DATA PROVIDED —
++++++

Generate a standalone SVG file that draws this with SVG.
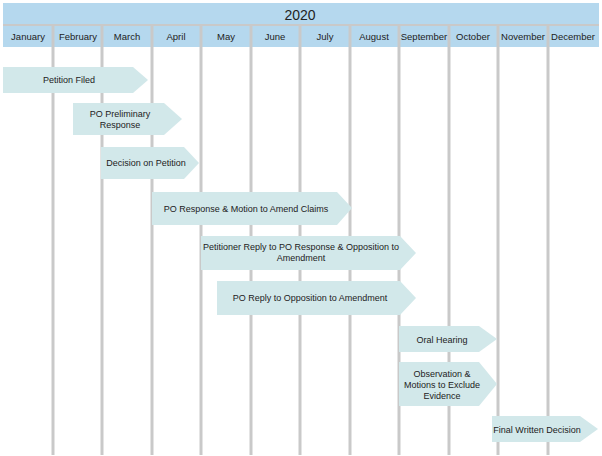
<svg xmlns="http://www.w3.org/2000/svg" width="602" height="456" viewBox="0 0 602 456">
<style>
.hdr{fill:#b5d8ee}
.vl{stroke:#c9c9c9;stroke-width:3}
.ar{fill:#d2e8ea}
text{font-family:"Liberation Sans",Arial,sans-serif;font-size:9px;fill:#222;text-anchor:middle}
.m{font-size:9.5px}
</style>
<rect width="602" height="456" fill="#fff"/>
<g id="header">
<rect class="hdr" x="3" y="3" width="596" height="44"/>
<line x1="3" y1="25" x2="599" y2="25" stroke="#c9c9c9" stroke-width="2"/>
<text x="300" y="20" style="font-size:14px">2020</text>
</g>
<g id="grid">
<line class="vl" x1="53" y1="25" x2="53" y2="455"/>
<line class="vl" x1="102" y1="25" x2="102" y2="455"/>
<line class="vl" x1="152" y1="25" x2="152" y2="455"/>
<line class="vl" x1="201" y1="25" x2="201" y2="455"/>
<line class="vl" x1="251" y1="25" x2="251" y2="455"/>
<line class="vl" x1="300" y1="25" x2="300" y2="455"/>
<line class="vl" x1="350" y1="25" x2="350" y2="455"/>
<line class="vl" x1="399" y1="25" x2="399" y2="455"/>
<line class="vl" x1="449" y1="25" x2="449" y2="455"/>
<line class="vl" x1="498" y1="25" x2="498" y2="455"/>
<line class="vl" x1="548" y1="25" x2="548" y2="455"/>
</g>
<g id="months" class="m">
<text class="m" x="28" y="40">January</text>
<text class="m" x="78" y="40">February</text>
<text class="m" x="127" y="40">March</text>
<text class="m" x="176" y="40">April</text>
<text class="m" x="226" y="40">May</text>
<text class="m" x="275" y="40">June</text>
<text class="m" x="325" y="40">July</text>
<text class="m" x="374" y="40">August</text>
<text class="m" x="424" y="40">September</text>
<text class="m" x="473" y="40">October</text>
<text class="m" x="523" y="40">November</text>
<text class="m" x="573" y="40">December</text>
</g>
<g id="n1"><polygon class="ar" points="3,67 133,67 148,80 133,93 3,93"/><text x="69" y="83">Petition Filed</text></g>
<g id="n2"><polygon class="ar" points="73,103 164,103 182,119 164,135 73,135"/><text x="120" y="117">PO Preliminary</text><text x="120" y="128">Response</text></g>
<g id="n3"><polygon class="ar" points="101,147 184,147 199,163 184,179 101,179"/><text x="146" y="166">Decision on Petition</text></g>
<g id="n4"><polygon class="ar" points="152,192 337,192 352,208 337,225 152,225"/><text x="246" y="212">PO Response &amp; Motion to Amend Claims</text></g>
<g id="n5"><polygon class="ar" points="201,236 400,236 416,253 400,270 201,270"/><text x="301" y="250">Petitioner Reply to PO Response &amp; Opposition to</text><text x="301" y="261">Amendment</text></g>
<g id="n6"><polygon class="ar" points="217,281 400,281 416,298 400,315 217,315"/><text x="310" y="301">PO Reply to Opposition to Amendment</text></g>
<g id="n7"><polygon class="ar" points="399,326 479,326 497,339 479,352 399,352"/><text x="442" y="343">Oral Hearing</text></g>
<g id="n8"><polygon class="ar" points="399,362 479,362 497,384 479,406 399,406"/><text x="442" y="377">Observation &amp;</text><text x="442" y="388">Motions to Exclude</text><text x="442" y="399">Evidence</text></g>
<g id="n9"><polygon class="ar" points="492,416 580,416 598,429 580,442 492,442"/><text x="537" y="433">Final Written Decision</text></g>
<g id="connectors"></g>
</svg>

++++++

YOUR TASK —
Quote everything in the listing above exactly; pictures are the only thing to omit.

EXERCISE RESULT —
Generate a standalone SVG file that draws this with SVG.
<svg xmlns="http://www.w3.org/2000/svg" width="602" height="456" viewBox="0 0 602 456">
<style>
.hdr{fill:#b5d8ee}
.vl{stroke:#c9c9c9;stroke-width:3}
.ar{fill:#d2e8ea}
text{font-family:"Liberation Sans",Arial,sans-serif;font-size:9px;fill:#222;text-anchor:middle}
.m{font-size:9.5px}
</style>
<rect width="602" height="456" fill="#fff"/>
<g id="header">
<rect class="hdr" x="3" y="3" width="596" height="44"/>
<line x1="3" y1="25" x2="599" y2="25" stroke="#c9c9c9" stroke-width="2"/>
<text x="300" y="20" style="font-size:14px">2020</text>
</g>
<g id="grid">
<line class="vl" x1="53" y1="25" x2="53" y2="455"/>
<line class="vl" x1="102" y1="25" x2="102" y2="455"/>
<line class="vl" x1="152" y1="25" x2="152" y2="455"/>
<line class="vl" x1="201" y1="25" x2="201" y2="455"/>
<line class="vl" x1="251" y1="25" x2="251" y2="455"/>
<line class="vl" x1="300" y1="25" x2="300" y2="455"/>
<line class="vl" x1="350" y1="25" x2="350" y2="455"/>
<line class="vl" x1="399" y1="25" x2="399" y2="455"/>
<line class="vl" x1="449" y1="25" x2="449" y2="455"/>
<line class="vl" x1="498" y1="25" x2="498" y2="455"/>
<line class="vl" x1="548" y1="25" x2="548" y2="455"/>
</g>
<g id="months" class="m">
<text class="m" x="28" y="40">January</text>
<text class="m" x="78" y="40">February</text>
<text class="m" x="127" y="40">March</text>
<text class="m" x="176" y="40">April</text>
<text class="m" x="226" y="40">May</text>
<text class="m" x="275" y="40">June</text>
<text class="m" x="325" y="40">July</text>
<text class="m" x="374" y="40">August</text>
<text class="m" x="424" y="40">September</text>
<text class="m" x="473" y="40">October</text>
<text class="m" x="523" y="40">November</text>
<text class="m" x="573" y="40">December</text>
</g>
<g id="n1"><polygon class="ar" points="3,67 133,67 148,80 133,93 3,93"/><text x="69" y="83">Petition Filed</text></g>
<g id="n2"><polygon class="ar" points="73,103 164,103 182,119 164,135 73,135"/><text x="120" y="117">PO Preliminary</text><text x="120" y="128">Response</text></g>
<g id="n3"><polygon class="ar" points="101,147 184,147 199,163 184,179 101,179"/><text x="146" y="166">Decision on Petition</text></g>
<g id="n4"><polygon class="ar" points="152,192 337,192 352,208 337,225 152,225"/><text x="246" y="212">PO Response &amp; Motion to Amend Claims</text></g>
<g id="n5"><polygon class="ar" points="201,236 400,236 416,253 400,270 201,270"/><text x="301" y="250">Petitioner Reply to PO Response &amp; Opposition to</text><text x="301" y="261">Amendment</text></g>
<g id="n6"><polygon class="ar" points="217,281 400,281 416,298 400,315 217,315"/><text x="310" y="301">PO Reply to Opposition to Amendment</text></g>
<g id="n7"><polygon class="ar" points="399,326 479,326 497,339 479,352 399,352"/><text x="442" y="343">Oral Hearing</text></g>
<g id="n8"><polygon class="ar" points="399,362 479,362 497,384 479,406 399,406"/><text x="442" y="377">Observation &amp;</text><text x="442" y="388">Motions to Exclude</text><text x="442" y="399">Evidence</text></g>
<g id="n9"><polygon class="ar" points="492,416 580,416 598,429 580,442 492,442"/><text x="537" y="433">Final Written Decision</text></g>
<g id="connectors"></g>
</svg>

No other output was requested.